In 1968, 32-year-old Iwao Hakamata was convicted of killing his boss, his boss’s wife and their two teenage children.

The family’s home had been set on fire two years earlier.

Now aged 89, Hakamata will be paid 217 million yen, about $1.45 million.

That sum works out to roughly $25,892 for every year that passed before he was acquitted last year.

It is the largest payout for a criminal case in Japan.

Iwao Hakamata visits a temple after he was acquitted on September 26, more than half a century after his murder conviction (JAPAN POOL/JIJI Press/AFP via Getty Images)

On Twitter, one user criticized the payment as: “Not enough.”

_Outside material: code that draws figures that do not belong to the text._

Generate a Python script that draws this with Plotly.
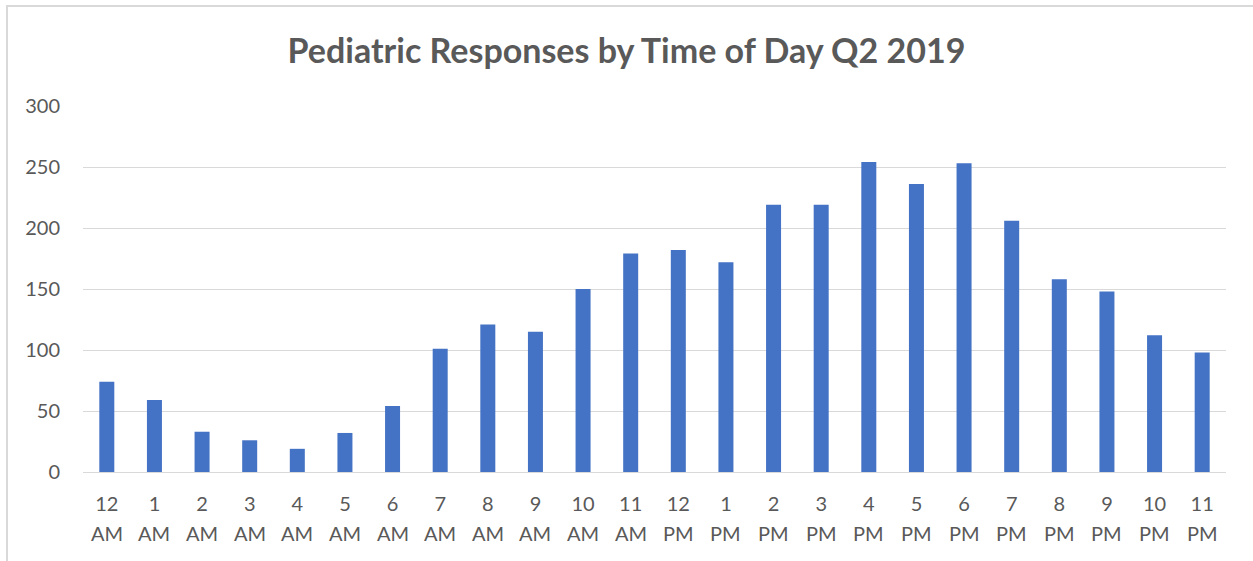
import plotly.graph_objects as go

hours = ["12", "1", "2", "3", "4", "5", "6", "7", "8", "9", "10", "11",
         "12", "1", "2", "3", "4", "5", "6", "7", "8", "9", "10", "11"]
periods = ["AM"] * 12 + ["PM"] * 12
categories = [f"{h} {p}" for h, p in zip(hours, periods)]
responses = [74, 59, 33, 26, 19, 32, 54, 101, 121, 115, 150, 179,
             182, 172, 219, 219, 254, 236, 253, 206, 158, 148, 112, 98]

fig = go.Figure(go.Bar(
    x=categories, y=responses,
    marker=dict(color="#4472C4", line=dict(width=0)),
))

L, R, T, B = 83, 27, 106, 89
W, H = 1253, 561
pw, ph = W - L - R, H - T - B
TXT = "#595959"
FS = 20

annotations = [
    dict(x=c, y=-61 / ph, xref="x", yref="paper", text=p, showarrow=False,
         xanchor="center", yanchor="middle", font=dict(size=FS, color=TXT))
    for c, p in zip(categories, periods)
]

fig.update_layout(
    width=W, height=H,
    margin=dict(l=L, r=R, t=T, b=B),
    paper_bgcolor="white", plot_bgcolor="white",
    bargap=0.685,
    showlegend=False,
    font=dict(family="Lato, Open Sans, sans-serif", size=FS, color=TXT),
    title=dict(text="<b>Pediatric Responses by Time of Day Q2 2019</b>",
               x=0.5, xanchor="center", y=1 - 51 / H, yanchor="middle",
               font=dict(size=34, color=TXT)),
    xaxis=dict(type="category", showgrid=False, showline=True,
               linecolor="#D9D9D9", linewidth=1, ticks="",
               tickmode="array", tickvals=categories, ticktext=hours,
               tickfont=dict(size=FS, color=TXT),
               ticklabelstandoff=14),
    yaxis=dict(range=[0, 300], dtick=50, showgrid=True, gridcolor="#D9D9D9",
               gridwidth=1, zeroline=False, showline=False, ticks="",
               tickfont=dict(size=FS, color=TXT),
               ticklabelstandoff=22),
    annotations=annotations,
    shapes=[dict(type="path", xref="paper", yref="paper",
                 path=f"M {(7 - L) / pw},{-(H + 20 - (T + ph)) / ph} "
                      f"L {(7 - L) / pw},{(T + ph - 6) / ph} "
                      f"L {(W + 20 - L) / pw},{(T + ph - 6) / ph}",
                 line=dict(color="#D9D9D9", width=2), layer="below")],
)

fig.write_html("out.html", config={"displayModeBar": False},
               post_script="document.body.style.margin='0';document.body.style.overflow='hidden';")
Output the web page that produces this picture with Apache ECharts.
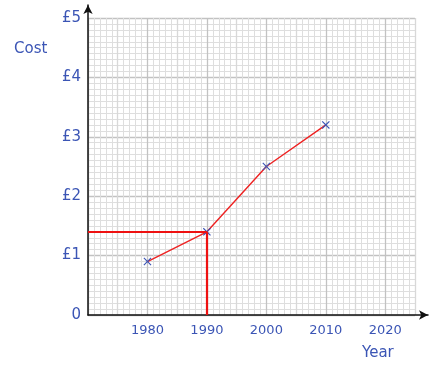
<!DOCTYPE html>
<html>
<head>
<meta charset="UTF-8">
<title></title>
<style>
  html, body { margin: 0; padding: 0; background: #fff; }
  #main { width: 435px; height: 378px; }
</style>
</head>
<body>
<div id="main"></div>
<script src="https://cdn.jsdelivr.net/npm/echarts@6/dist/echarts.min.js"></script>
<script>
var years = [1980, 1990, 2000, 2010];
var costs = [0.9, 1.4, 2.5, 3.2];
var yearLabels = [1980, 1990, 2000, 2010, 2020];
// reading taken off the graph
var readYear = 1990;
var readCost = 1.4;

var blue = '#3b55b5';
var font = '"Comic Sans MS", "DejaVu Sans", sans-serif';
var crossPath = 'path://M0,1L1,0L5,4L9,0L10,1L6,5L10,9L9,10L5,6L1,10L0,9L4,5Z';

var chart = echarts.init(document.getElementById('main'));
chart.setOption({
  animation: false,
  grid: [
    { left: 88, top: 18, right: 20, bottom: 63 },
    { left: 88, top: 5, right: 7, bottom: 63 }
  ],
  xAxis: [{
    gridIndex: 0,
    type: 'value',
    min: 1970, max: 2025, interval: 5,
    axisLine: { show: false },
    axisTick: { show: false },
    axisLabel: {
      color: blue, fontFamily: font, fontSize: 13, margin: 9,
      showMaxLabel: false,
      formatter: function (v) { return yearLabels.indexOf(v) >= 0 ? String(v) : ''; }
    },
    splitLine: { show: true, lineStyle: { color: ['#c2c2c2', '#d8d8d8'], width: 1.3 } },
    minorTick: { show: false, splitNumber: 5 },
    minorSplitLine: { show: true, lineStyle: { color: '#dedede', width: 1 } }
  }, {
    gridIndex: 1,
    type: 'value', min: 0, max: 1,
    axisLine: { show: true, symbol: ['none', 'arrow'], symbolSize: [7, 9], lineStyle: { color: '#111', width: 1.5 } },
    axisTick: { show: false }, axisLabel: { show: false }, splitLine: { show: false }
  }],
  yAxis: [{
    gridIndex: 0,
    type: 'value',
    min: 0, max: 5, interval: 1,
    axisLine: { show: false },
    axisTick: { show: false },
    axisLabel: {
      color: blue, fontFamily: font, fontSize: 15, margin: 7,
      formatter: function (v) { return v === 0 ? '0' : '\u00a3' + v; }
    },
    splitLine: { show: true, lineStyle: { color: '#c2c2c2', width: 1.3 } },
    minorTick: { show: false, splitNumber: 10 },
    minorSplitLine: { show: true, lineStyle: { color: '#dedede', width: 1 } }
  }, {
    gridIndex: 1,
    type: 'value', min: 0, max: 1,
    axisLine: { show: true, symbol: ['none', 'arrow'], symbolSize: [7, 9], lineStyle: { color: '#111', width: 1.5 } },
    axisTick: { show: false }, axisLabel: { show: false }, splitLine: { show: false }
  }],
  graphic: [
    { type: 'text', left: 14, top: 42, style: { text: 'Cost', fill: blue, font: '15px ' + font } },
    { type: 'text', left: 362, top: 346, style: { text: 'Year', fill: blue, font: '15px ' + font } }
  ],
  series: [{
    type: 'line',
    xAxisIndex: 0, yAxisIndex: 0,
    data: years.map(function (y, i) { return [y, costs[i]]; }),
    symbol: crossPath,
    symbolSize: 8,
    showAllSymbol: true,
    itemStyle: { color: blue },
    lineStyle: { color: '#ee2222', width: 1.4 },
    markLine: {
      silent: true,
      symbol: 'none',
      label: { show: false },
      lineStyle: { color: '#ee1111', width: 2.2, type: 'solid' },
      data: [
        [{ coord: [1970, readCost] }, { coord: [readYear, readCost] }],
        [{ coord: [readYear, 0] }, { coord: [readYear, readCost] }]
      ]
    }
  }]
});
</script>
</body>
</html>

Another wrote: “That’s very little compensation… insignificant.”

Hakamata, a former boxer, has always denied the crimes.

His request for a retrial was rejected in 1980.

His sister, Hideko Hakamata, filed a second appeal in 2008. She is now 91.

In 2014 a judge ordered a retrial after fresh evidence suggested investigators may have fabricated accusations.

Hakamata speaking as his 91-year-old sister Hideko holds the microphone (STR/JIJI Press/AFP via Getty Images)

Although he was never acquitted earlier, officials allowed him to serve his sentence at home because of ill health.

Police also judged his advanced age made him a low escape risk.

In September last year, hundreds attended his hearing in Shizuoka, a coastal city about an hour by train from Tokyo.

The judge ruled he be acquitted, and the crowd celebrated.

Hakamata could not attend the court session because he had been excused due to a deteriorated mental state.

Hakamata pictured in 2018 (KAZUHIRO NOGI/AFP via Getty Images)

A central piece of evidence was blood-stained clothing police said he wore and hid in a tank of fermented soybean paste.

Defense lawyers and earlier retrial rulings found the blood samples did not match Hakamata’s DNA.

Prosecutors also presented trousers that appeared too small. They did not fit when Hakamata tried them on.

Despite this, prosecutors requested the death penalty in May last year, prompting calls for judicial reform.

On 26 September, a court found him not guilty.

“The court finds the defendant innocent,” Judge Koshi Kunii said at the time.